Dire que le tyran avait refusé, il y huit ans que le projet de gazoduc entre le Qatar et la Turquie traverse son pays. Il doit s’en mordre les doigts. Au lieu de devoir fabriquer lui-même son poison, le docteur Assad n’aurait eu qu’à se servir au passage. On peut être ophtalmologue et ne pas avoir le don de double vue…

On dit d’Assad qu’il est un mélange de culture arabe et occidentale (formé dans des écoles françaises de Damas puis par l’université de Londres). De son voisin irakien, Saddam Hussein, issu comme lui du parti Baas, il a retenu la violence, le cynisme et l’absence de tout scrupule à gazer sa propre population. Et des Occidentaux, qu’a-t-il appris à part le goût des costumes de bonne coupe, des cravates élégantes et des propos lénifiants devant des journalistes complaisants ? L’impunité pour ceux qui gazent leurs ennemis ? Il n’y a pas eu de tribunal pour crimes contre l’humanité après la première guerre mondiale. Tous les belligérants risquaient d’y être condamnés. A l’école des Frères de Damas, on a enseigné à Assad que le vainqueur a toujours raison, même s’il a commis quelques entourloupes qu’on a tôt fait d’oublier. Vae victis !

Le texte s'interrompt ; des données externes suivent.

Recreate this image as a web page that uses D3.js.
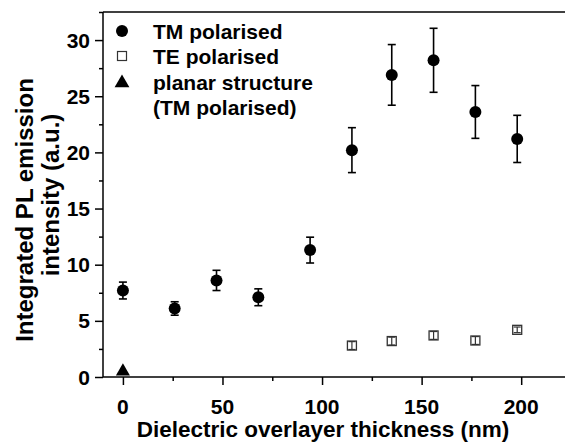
<!DOCTYPE html>
<html><head><meta charset="utf-8">
<script src="https://cdn.jsdelivr.net/npm/d3@7"></script>
<style>
html,body{margin:0;padding:0;background:#fff;}
svg text{font-family:"Liberation Sans",Arial,Helvetica,sans-serif;font-weight:bold;fill:#000;}
</style></head>
<body>
<svg id="c" width="566" height="444"></svg>
<script>
const thicknessTM = [0, 26, 47, 68, 94, 115, 135, 156, 177, 198];
const tmValues   = [7.7, 6.1, 8.6, 7.1, 11.3, 20.2, 26.9, 28.2, 23.6, 21.2];
const tmErrors   = [0.75, 0.6, 0.9, 0.75, 1.15, 2.0, 2.7, 2.85, 2.35, 2.1];
const thicknessTE = [115, 135, 156, 177, 198];
const teValues   = [2.8, 3.2, 3.7, 3.25, 4.2];
const teErrors   = [0.35, 0.35, 0.35, 0.35, 0.25];
const planarX = [0];
const planarY = [0.5];
const xTicks = [0, 50, 100, 150, 200];
const yTicks = [0, 5, 10, 15, 20, 25, 30];
const legendLabels = ["TM polarised", "TE polarised", "planar structure", "(TM polarised)"];

const svg = d3.select("#c");
const x = d3.scaleLinear().domain([-10, 222]).range([103, 565]);
const y = d3.scaleLinear().domain([0, 32.5]).range([377, 12]);

// frame top line
svg.append("line").attr("x1", 103).attr("x2", 565).attr("y1", 12).attr("y2", 12)
  .attr("stroke", "#000").attr("stroke-width", 1.5);

// x axis
const xMinor = d3.range(0, 225, 25);
const gx = svg.append("g").attr("transform", `translate(0,${y(0)})`);
gx.call(d3.axisBottom(x).tickValues(xMinor).tickSize(4).tickFormat(""));
gx.call(g => g.selectAll(".tick").filter(d => xTicks.indexOf(d) >= 0).select("line").attr("y2", 8));
gx.select(".domain").attr("d", `M103,0H565`);
gx.selectAll("line,path").attr("stroke", "#000").attr("stroke-width", 1.5);
gx.selectAll(".tickl").data(xTicks).enter().append("text")
  .attr("x", d => x(d)).attr("y", 37).attr("text-anchor", "middle")
  .attr("font-size", 21).text(d => d);

// y axis
const yMinor = d3.range(0, 32.6, 2.5);
const gy = svg.append("g").attr("transform", `translate(103,0)`);
gy.call(d3.axisLeft(y).tickValues(yMinor).tickSize(4).tickFormat(""));
gy.call(g => g.selectAll(".tick").filter(d => yTicks.indexOf(d) >= 0).select("line").attr("x2", -8));
gy.select(".domain").attr("d", `M0,${y(0)}V12`);
gy.selectAll("line,path").attr("stroke", "#000").attr("stroke-width", 1.5);
gy.selectAll(".tickl").data(yTicks).enter().append("text")
  .attr("x", -13).attr("y", d => y(d)).attr("dy", "0.36em").attr("text-anchor", "end")
  .attr("font-size", 21).text(d => d);

// axis titles
svg.append("text").attr("x", 323).attr("y", 437).attr("text-anchor", "middle")
  .attr("font-size", 22.5).text("Dielectric overlayer thickness (nm)");
svg.append("text").attr("transform", "translate(33,210) rotate(-90)").attr("text-anchor", "middle")
  .attr("font-size", 24).text("Integrated PL emission");
svg.append("text").attr("transform", "translate(59,195) rotate(-90)").attr("text-anchor", "middle")
  .attr("font-size", 24).text("intensity (a.u.)");

// TM error bars + points
const tm = thicknessTM.map((t, i) => ({x: t, v: tmValues[i], e: tmErrors[i]}));
const eb = svg.append("g").attr("stroke", "#000").attr("stroke-width", 1.6);
tm.forEach(d => {
  eb.append("line").attr("x1", x(d.x)).attr("x2", x(d.x)).attr("y1", y(d.v - d.e)).attr("y2", y(d.v + d.e));
  eb.append("line").attr("x1", x(d.x) - 4).attr("x2", x(d.x) + 4).attr("y1", y(d.v - d.e)).attr("y2", y(d.v - d.e));
  eb.append("line").attr("x1", x(d.x) - 4).attr("x2", x(d.x) + 4).attr("y1", y(d.v + d.e)).attr("y2", y(d.v + d.e));
});
svg.append("g").selectAll("circle").data(tm).enter().append("circle")
  .attr("cx", d => x(d.x)).attr("cy", d => y(d.v)).attr("r", 6).attr("fill", "#000");

// TE
const te = thicknessTE.map((t, i) => ({x: t, v: teValues[i], e: teErrors[i]}));
const teg = svg.append("g");
te.forEach(d => {
  teg.append("rect").attr("x", x(d.x) - 4.5).attr("y", y(d.v) - 4.5).attr("width", 9).attr("height", 9)
    .attr("fill", "#fff").attr("stroke", "#333").attr("stroke-width", 1.3);
  teg.append("line").attr("x1", x(d.x)).attr("x2", x(d.x)).attr("y1", y(d.v - d.e)).attr("y2", y(d.v + d.e)).attr("stroke", "#333").attr("stroke-width", 1.2);
  [d.v - d.e, d.v + d.e].forEach(v => teg.append("line").attr("x1", x(d.x) - 3.5).attr("x2", x(d.x) + 3.5)
    .attr("y1", y(v)).attr("y2", y(v)).attr("stroke", "#333").attr("stroke-width", 1.2));
});

// planar triangle
const tri = d3.symbol().type(d3.symbolTriangle).size(85);
svg.append("g").selectAll("path").data(planarX.map((p, i) => ({x: p, v: planarY[i]}))).enter().append("path")
  .attr("d", tri).attr("transform", d => `translate(${x(d.x)},${y(d.v)})`).attr("fill", "#000");

// legend
const lg = svg.append("g");
const rows = [31, 56, 82, 107];
lg.append("circle").attr("cx", 122).attr("cy", rows[0]).attr("r", 6).attr("fill", "#000");
lg.append("rect").attr("x", 117.5).attr("y", rows[1] - 4.5).attr("width", 9).attr("height", 9)
  .attr("fill", "#fff").attr("stroke", "#333").attr("stroke-width", 1.2);
lg.append("path").attr("d", d3.symbol().type(d3.symbolTriangle).size(95)).attr("transform", `translate(122,${rows[2]+1})`).attr("fill", "#000");
legendLabels.forEach((t, i) => lg.append("text").attr("x", 153).attr("y", rows[i]).attr("dy", "0.36em")
  .attr("font-size", 21).text(t));
</script>
</body></html>
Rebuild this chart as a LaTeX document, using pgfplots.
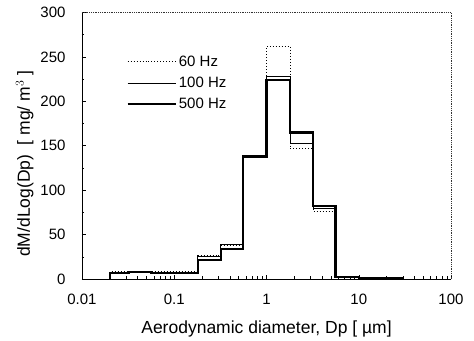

On ne voit pas vraiment qui punira Assad et ses affreux acolytes. L’indignation morale et la fureur verbale n’ont jamais eu beaucoup d’effet pour arrêter une armée. Même pas une bande de tueurs. Quant à l’utilité des condamnations votées par l’ONU, demandez donc aux survivants du génocide rwandais, du massacre de Srebrenica ou des habitants de l’est du Congo, ce qu’ils en pensent. Et quelle a été l’efficacité des casques bleus envoyés pour les protéger.

D’ici à ce que le dictateur syrien se retrouve à manger du pindakaas dans les prisons de La Haye, il faudra qu’aient disparu Poutine, le régime iranien, le Hezbollah, les braves dirigeants européens et les méchants. Poison d’avril…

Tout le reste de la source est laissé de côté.